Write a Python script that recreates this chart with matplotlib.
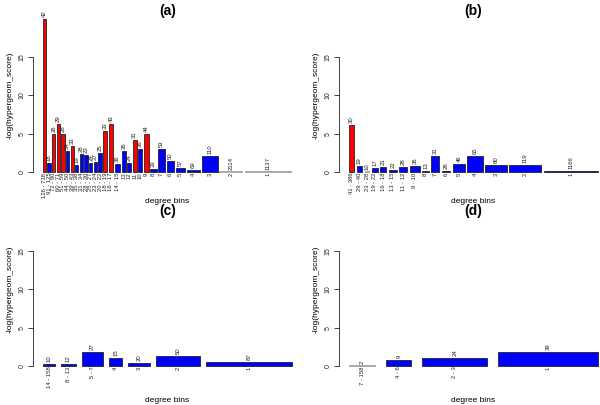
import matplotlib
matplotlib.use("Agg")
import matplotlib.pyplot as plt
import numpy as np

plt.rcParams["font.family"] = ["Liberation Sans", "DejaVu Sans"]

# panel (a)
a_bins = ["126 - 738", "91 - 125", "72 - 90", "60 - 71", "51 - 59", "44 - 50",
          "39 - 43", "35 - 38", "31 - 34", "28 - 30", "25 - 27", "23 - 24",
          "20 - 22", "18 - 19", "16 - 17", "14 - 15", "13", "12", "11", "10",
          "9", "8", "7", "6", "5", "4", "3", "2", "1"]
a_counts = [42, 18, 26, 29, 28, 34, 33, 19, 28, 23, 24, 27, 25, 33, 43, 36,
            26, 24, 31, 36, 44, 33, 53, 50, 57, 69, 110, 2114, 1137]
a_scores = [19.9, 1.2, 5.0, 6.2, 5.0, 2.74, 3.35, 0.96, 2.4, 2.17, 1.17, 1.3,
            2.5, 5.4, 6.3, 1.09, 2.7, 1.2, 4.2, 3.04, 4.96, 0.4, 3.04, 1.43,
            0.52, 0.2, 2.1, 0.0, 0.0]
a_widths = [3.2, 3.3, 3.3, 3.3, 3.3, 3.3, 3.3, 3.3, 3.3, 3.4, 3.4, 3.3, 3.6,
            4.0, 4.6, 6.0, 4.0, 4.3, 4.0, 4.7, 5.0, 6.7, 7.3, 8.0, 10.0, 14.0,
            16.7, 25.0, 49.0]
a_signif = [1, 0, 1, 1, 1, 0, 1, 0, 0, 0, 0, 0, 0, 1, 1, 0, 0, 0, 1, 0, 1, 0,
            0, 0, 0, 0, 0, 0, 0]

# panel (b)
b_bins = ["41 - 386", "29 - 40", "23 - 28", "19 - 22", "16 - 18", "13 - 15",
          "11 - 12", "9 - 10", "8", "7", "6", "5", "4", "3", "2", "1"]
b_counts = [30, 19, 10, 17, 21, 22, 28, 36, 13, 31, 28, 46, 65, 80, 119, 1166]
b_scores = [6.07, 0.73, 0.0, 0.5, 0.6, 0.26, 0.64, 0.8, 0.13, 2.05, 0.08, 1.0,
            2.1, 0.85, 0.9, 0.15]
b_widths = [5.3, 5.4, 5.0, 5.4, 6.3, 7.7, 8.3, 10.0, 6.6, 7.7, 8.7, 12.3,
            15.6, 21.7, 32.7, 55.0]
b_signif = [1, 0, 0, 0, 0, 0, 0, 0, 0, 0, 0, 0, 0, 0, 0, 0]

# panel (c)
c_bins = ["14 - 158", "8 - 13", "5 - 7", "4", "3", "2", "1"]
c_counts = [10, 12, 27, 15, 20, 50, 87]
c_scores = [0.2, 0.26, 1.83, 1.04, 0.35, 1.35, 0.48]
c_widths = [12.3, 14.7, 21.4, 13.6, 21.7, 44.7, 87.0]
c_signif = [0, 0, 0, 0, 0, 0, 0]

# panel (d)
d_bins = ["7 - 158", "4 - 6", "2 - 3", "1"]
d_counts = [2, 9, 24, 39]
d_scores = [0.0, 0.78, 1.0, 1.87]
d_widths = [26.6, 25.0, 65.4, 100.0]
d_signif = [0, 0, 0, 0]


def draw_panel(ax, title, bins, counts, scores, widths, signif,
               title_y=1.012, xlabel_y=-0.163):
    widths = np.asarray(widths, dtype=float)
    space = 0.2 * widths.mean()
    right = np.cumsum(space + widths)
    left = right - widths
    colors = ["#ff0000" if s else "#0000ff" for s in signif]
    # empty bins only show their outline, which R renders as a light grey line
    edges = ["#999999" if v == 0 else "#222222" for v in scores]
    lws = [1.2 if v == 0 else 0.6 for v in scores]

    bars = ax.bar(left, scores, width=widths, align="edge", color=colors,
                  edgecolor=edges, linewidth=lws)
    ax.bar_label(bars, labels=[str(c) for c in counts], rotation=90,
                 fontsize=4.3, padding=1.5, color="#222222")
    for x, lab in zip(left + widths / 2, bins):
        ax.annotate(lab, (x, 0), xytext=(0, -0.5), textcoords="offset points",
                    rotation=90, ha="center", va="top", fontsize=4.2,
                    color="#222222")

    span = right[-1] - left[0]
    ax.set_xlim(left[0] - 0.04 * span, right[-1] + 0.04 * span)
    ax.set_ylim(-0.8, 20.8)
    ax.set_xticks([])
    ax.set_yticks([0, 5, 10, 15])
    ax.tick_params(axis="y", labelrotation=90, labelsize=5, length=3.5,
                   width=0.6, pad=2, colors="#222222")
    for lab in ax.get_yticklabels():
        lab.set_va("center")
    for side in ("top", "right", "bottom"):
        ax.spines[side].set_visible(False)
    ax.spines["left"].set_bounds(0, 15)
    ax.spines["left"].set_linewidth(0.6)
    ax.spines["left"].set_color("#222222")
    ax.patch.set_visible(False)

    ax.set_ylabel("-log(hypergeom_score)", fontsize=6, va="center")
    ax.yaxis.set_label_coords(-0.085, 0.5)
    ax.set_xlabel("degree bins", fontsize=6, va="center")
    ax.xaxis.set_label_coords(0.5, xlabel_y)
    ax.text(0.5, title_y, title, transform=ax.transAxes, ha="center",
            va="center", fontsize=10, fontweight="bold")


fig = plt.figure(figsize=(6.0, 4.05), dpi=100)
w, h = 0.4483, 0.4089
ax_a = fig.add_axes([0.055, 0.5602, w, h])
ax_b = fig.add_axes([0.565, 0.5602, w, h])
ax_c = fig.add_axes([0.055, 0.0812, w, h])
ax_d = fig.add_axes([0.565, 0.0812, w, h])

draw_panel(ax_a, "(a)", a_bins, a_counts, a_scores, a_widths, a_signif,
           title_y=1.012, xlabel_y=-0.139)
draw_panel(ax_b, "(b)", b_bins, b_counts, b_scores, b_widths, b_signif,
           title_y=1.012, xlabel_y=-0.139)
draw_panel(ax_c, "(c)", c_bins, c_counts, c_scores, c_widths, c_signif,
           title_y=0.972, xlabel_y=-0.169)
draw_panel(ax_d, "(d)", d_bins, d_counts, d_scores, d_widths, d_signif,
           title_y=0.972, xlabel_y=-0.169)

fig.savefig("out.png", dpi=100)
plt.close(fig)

━━━━━━━━━━━━━━━━━━━━

Your task is to repeat the material above exactly, without its pictures.

• **WORKED ANSWER**
Write a Python script that recreates this chart with matplotlib.
import matplotlib
matplotlib.use("Agg")
import matplotlib.pyplot as plt
import numpy as np

plt.rcParams["font.family"] = ["Liberation Sans", "DejaVu Sans"]

# panel (a)
a_bins = ["126 - 738", "91 - 125", "72 - 90", "60 - 71", "51 - 59", "44 - 50",
          "39 - 43", "35 - 38", "31 - 34", "28 - 30", "25 - 27", "23 - 24",
          "20 - 22", "18 - 19", "16 - 17", "14 - 15", "13", "12", "11", "10",
          "9", "8", "7", "6", "5", "4", "3", "2", "1"]
a_counts = [42, 18, 26, 29, 28, 34, 33, 19, 28, 23, 24, 27, 25, 33, 43, 36,
            26, 24, 31, 36, 44, 33, 53, 50, 57, 69, 110, 2114, 1137]
a_scores = [19.9, 1.2, 5.0, 6.2, 5.0, 2.74, 3.35, 0.96, 2.4, 2.17, 1.17, 1.3,
            2.5, 5.4, 6.3, 1.09, 2.7, 1.2, 4.2, 3.04, 4.96, 0.4, 3.04, 1.43,
            0.52, 0.2, 2.1, 0.0, 0.0]
a_widths = [3.2, 3.3, 3.3, 3.3, 3.3, 3.3, 3.3, 3.3, 3.3, 3.4, 3.4, 3.3, 3.6,
            4.0, 4.6, 6.0, 4.0, 4.3, 4.0, 4.7, 5.0, 6.7, 7.3, 8.0, 10.0, 14.0,
            16.7, 25.0, 49.0]
a_signif = [1, 0, 1, 1, 1, 0, 1, 0, 0, 0, 0, 0, 0, 1, 1, 0, 0, 0, 1, 0, 1, 0,
            0, 0, 0, 0, 0, 0, 0]

# panel (b)
b_bins = ["41 - 386", "29 - 40", "23 - 28", "19 - 22", "16 - 18", "13 - 15",
          "11 - 12", "9 - 10", "8", "7", "6", "5", "4", "3", "2", "1"]
b_counts = [30, 19, 10, 17, 21, 22, 28, 36, 13, 31, 28, 46, 65, 80, 119, 1166]
b_scores = [6.07, 0.73, 0.0, 0.5, 0.6, 0.26, 0.64, 0.8, 0.13, 2.05, 0.08, 1.0,
            2.1, 0.85, 0.9, 0.15]
b_widths = [5.3, 5.4, 5.0, 5.4, 6.3, 7.7, 8.3, 10.0, 6.6, 7.7, 8.7, 12.3,
            15.6, 21.7, 32.7, 55.0]
b_signif = [1, 0, 0, 0, 0, 0, 0, 0, 0, 0, 0, 0, 0, 0, 0, 0]

# panel (c)
c_bins = ["14 - 158", "8 - 13", "5 - 7", "4", "3", "2", "1"]
c_counts = [10, 12, 27, 15, 20, 50, 87]
c_scores = [0.2, 0.26, 1.83, 1.04, 0.35, 1.35, 0.48]
c_widths = [12.3, 14.7, 21.4, 13.6, 21.7, 44.7, 87.0]
c_signif = [0, 0, 0, 0, 0, 0, 0]

# panel (d)
d_bins = ["7 - 158", "4 - 6", "2 - 3", "1"]
d_counts = [2, 9, 24, 39]
d_scores = [0.0, 0.78, 1.0, 1.87]
d_widths = [26.6, 25.0, 65.4, 100.0]
d_signif = [0, 0, 0, 0]


def draw_panel(ax, title, bins, counts, scores, widths, signif,
               title_y=1.012, xlabel_y=-0.163):
    widths = np.asarray(widths, dtype=float)
    space = 0.2 * widths.mean()
    right = np.cumsum(space + widths)
    left = right - widths
    colors = ["#ff0000" if s else "#0000ff" for s in signif]
    # empty bins only show their outline, which R renders as a light grey line
    edges = ["#999999" if v == 0 else "#222222" for v in scores]
    lws = [1.2 if v == 0 else 0.6 for v in scores]

    bars = ax.bar(left, scores, width=widths, align="edge", color=colors,
                  edgecolor=edges, linewidth=lws)
    ax.bar_label(bars, labels=[str(c) for c in counts], rotation=90,
                 fontsize=4.3, padding=1.5, color="#222222")
    for x, lab in zip(left + widths / 2, bins):
        ax.annotate(lab, (x, 0), xytext=(0, -0.5), textcoords="offset points",
                    rotation=90, ha="center", va="top", fontsize=4.2,
                    color="#222222")

    span = right[-1] - left[0]
    ax.set_xlim(left[0] - 0.04 * span, right[-1] + 0.04 * span)
    ax.set_ylim(-0.8, 20.8)
    ax.set_xticks([])
    ax.set_yticks([0, 5, 10, 15])
    ax.tick_params(axis="y", labelrotation=90, labelsize=5, length=3.5,
                   width=0.6, pad=2, colors="#222222")
    for lab in ax.get_yticklabels():
        lab.set_va("center")
    for side in ("top", "right", "bottom"):
        ax.spines[side].set_visible(False)
    ax.spines["left"].set_bounds(0, 15)
    ax.spines["left"].set_linewidth(0.6)
    ax.spines["left"].set_color("#222222")
    ax.patch.set_visible(False)

    ax.set_ylabel("-log(hypergeom_score)", fontsize=6, va="center")
    ax.yaxis.set_label_coords(-0.085, 0.5)
    ax.set_xlabel("degree bins", fontsize=6, va="center")
    ax.xaxis.set_label_coords(0.5, xlabel_y)
    ax.text(0.5, title_y, title, transform=ax.transAxes, ha="center",
            va="center", fontsize=10, fontweight="bold")


fig = plt.figure(figsize=(6.0, 4.05), dpi=100)
w, h = 0.4483, 0.4089
ax_a = fig.add_axes([0.055, 0.5602, w, h])
ax_b = fig.add_axes([0.565, 0.5602, w, h])
ax_c = fig.add_axes([0.055, 0.0812, w, h])
ax_d = fig.add_axes([0.565, 0.0812, w, h])

draw_panel(ax_a, "(a)", a_bins, a_counts, a_scores, a_widths, a_signif,
           title_y=1.012, xlabel_y=-0.139)
draw_panel(ax_b, "(b)", b_bins, b_counts, b_scores, b_widths, b_signif,
           title_y=1.012, xlabel_y=-0.139)
draw_panel(ax_c, "(c)", c_bins, c_counts, c_scores, c_widths, c_signif,
           title_y=0.972, xlabel_y=-0.169)
draw_panel(ax_d, "(d)", d_bins, d_counts, d_scores, d_widths, d_signif,
           title_y=0.972, xlabel_y=-0.169)

fig.savefig("out.png", dpi=100)
plt.close(fig)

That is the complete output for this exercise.